Depicting Bacon’s brother is David Crone of Rohnert Park.

Bacon only has time for about one play a year. He, his wife and partner operate a veterinary practice that takes up most of their time. So choosing a project is important.

“My role, Austin, strikes many cords for me, Bacon said. “I was much like him growing up, even though my brother was not like Lee. Sibling rivalry,  jealousy, competition, birth order, family dysfunction, all rear their ugly heads with many brothers. I have never read another play that highlights these issues as well as ‘True West.’”

In the play, two adult brothers, opposite in philosophy and personality, take their rivalry to another level. Sharp barbs and rapid-fire dialog bring this story to its ultimate showdown when Austin and Lee come together after years of estrangement and reveal their true nature and brotherhood amid typewriters and toasters.

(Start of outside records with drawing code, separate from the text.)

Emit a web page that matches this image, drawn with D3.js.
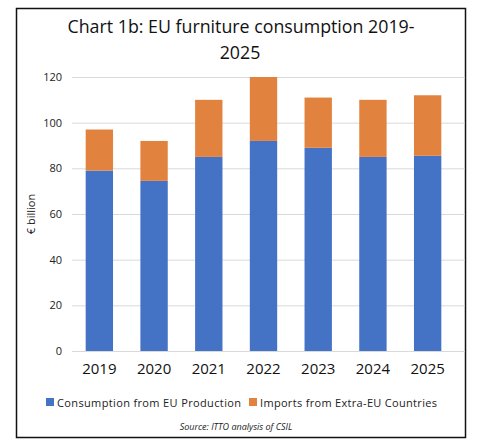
<!DOCTYPE html>
<html lang="en"><head><meta charset="UTF-8">
<script src="https://d3js.org/d3.v7.min.js"></script>
<style>
  body { margin: 0; background: #fff; }
  svg text { font-family: "Open Sans", "Noto Sans", sans-serif; }
</style>
</head>
<body>
<div id="chart"></div>
<script>
  // values (EUR billion)
  const years = ["2019", "2020", "2021", "2022", "2023", "2024", "2025"];
  const euProduction = [79, 74.5, 85, 92, 89, 85, 85.5];
  const extraEuImports = [18, 17.5, 25, 28, 22, 25, 26.5];
  const yTicks = [0, 20, 40, 60, 80, 100, 120];
  const seriesNames = ["Consumption from EU Production", "Imports from Extra-EU Countries"];
  const seriesColors = ["#4472C4", "#E2823F"];

  const width = 482, height = 445;
  const margin = { top: 77, right: 27, bottom: 94, left: 72 };

  const rows = years.map((y, i) => ({ year: y, eu: euProduction[i], imp: extraEuImports[i] }));
  const stack = d3.stack().keys(["eu", "imp"])(rows);

  const x = d3.scaleBand()
      .domain(years)
      .range([margin.left, width - margin.right])
      .paddingInner(0.5)
      .paddingOuter(0.25);
  const y = d3.scaleLinear()
      .domain([0, 120])
      .range([height - margin.bottom, margin.top]);
  const color = d3.scaleOrdinal().domain(["eu", "imp"]).range(seriesColors);

  const svg = d3.select("#chart").append("svg")
      .attr("width", width)
      .attr("height", height)
      .attr("viewBox", [0, 0, width, height]);

  // frame
  svg.append("rect")
      .attr("x", 16.5).attr("y", 8.5)
      .attr("width", 449).attr("height", 429)
      .attr("fill", "none")
      .attr("stroke", "#111")
      .attr("stroke-width", 1.5);

  // title
  const title = svg.append("text")
      .attr("text-anchor", "middle")
      .attr("font-size", 17.8)
      .attr("fill", "#111");
  title.append("tspan").attr("x", 241).attr("y", 33).text("Chart 1b: EU furniture consumption 2019-");
  title.append("tspan").attr("x", 240).attr("y", 59).text("2025");

  // y axis with gridlines
  svg.append("g")
      .attr("transform", `translate(${margin.left},0)`)
      .call(d3.axisLeft(y).tickValues(yTicks).tickSize(0).tickPadding(10))
      .call(g => g.select(".domain").remove())
      .call(g => g.selectAll(".tick line").clone()
          .attr("x2", width - margin.left - margin.right + 10)
          .attr("stroke", "#d9d9d9"))
      .call(g => g.selectAll(".tick text")
          .attr("font-size", 11)
          .attr("fill", "#222")
          .style("font-family", "'Open Sans', sans-serif"));

  svg.append("text")
      .attr("transform", `translate(35,${(y(0) + y(120)) / 2}) rotate(-90)`)
      .attr("text-anchor", "middle")
      .attr("font-size", 11)
      .attr("fill", "#222")
      .text("€ billion");

  // bars
  svg.append("g")
    .selectAll("g")
    .data(stack)
    .join("g")
      .attr("fill", d => color(d.key))
    .selectAll("rect")
    .data(d => d)
    .join("rect")
      .attr("x", d => x(d.data.year))
      .attr("y", d => y(d[1]))
      .attr("height", d => y(d[0]) - y(d[1]))
      .attr("width", x.bandwidth());

  // x axis
  svg.append("g")
      .attr("transform", `translate(0,${height - margin.bottom})`)
      .call(d3.axisBottom(x).tickSize(0).tickPadding(12))
      .call(g => g.select(".domain").remove())
      .call(g => g.selectAll(".tick text")
          .attr("font-size", 15)
          .attr("fill", "#111")
          .style("font-family", "'Open Sans', sans-serif"));

  // legend
  const legendX = [46, 249];
  const legendW = [184, 177];
  const legend = svg.append("g");
  seriesNames.forEach((name, i) => {
    legend.append("rect")
        .attr("x", legendX[i]).attr("y", 398)
        .attr("width", 8).attr("height", 8)
        .attr("fill", seriesColors[i]);
    legend.append("text")
        .attr("x", legendX[i] + 11).attr("y", 407)
        .attr("font-size", 11)
        .attr("textLength", legendW[i])
        .attr("lengthAdjust", "spacing")
        .attr("fill", "#222")
        .text(name);
  });

  // source
  svg.append("text")
      .attr("x", 236).attr("y", 430)
      .attr("text-anchor", "middle")
      .attr("font-size", 9)
      .attr("font-style", "italic")
      .attr("fill", "#222")
      .text("Source: ITTO analysis of CSIL");
</script>
</body>
</html>
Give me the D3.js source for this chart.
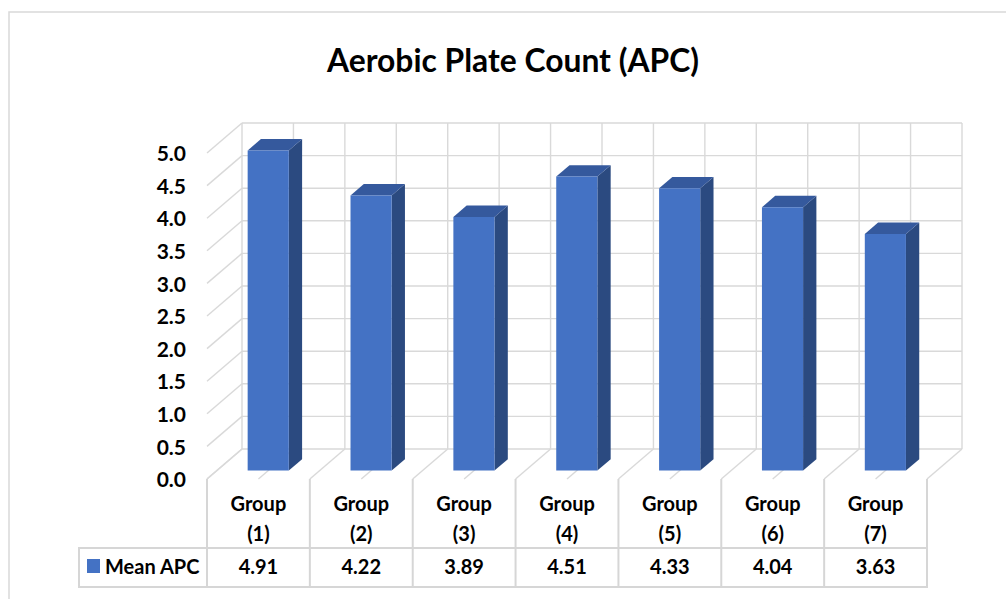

“Like every role, you have two lists: How is this character like me, and how is this character not like me? This is a valuable tool I learned from Terry McGovern,” Bacon said. “What often challenges most, and many times makes the role most fun, are the ‘not like me’ characteristics. It can be tempting to play a role in a way that makes the audience like the character. In a play like this, that is a trap to be avoided at all costs.”

Marin Actors’ Workshop will present “True West” starting April 26 at Little Theatre, St. Vincent’s School for Boys, One St. Vincent Dr., San Rafael, with a preview the night before at 8 p.m. Thursday, April 25.

It runs from April 26 through May 12, 8 p.m. on Thursday, Friday and Saturday and 3 p.m. on Sunday.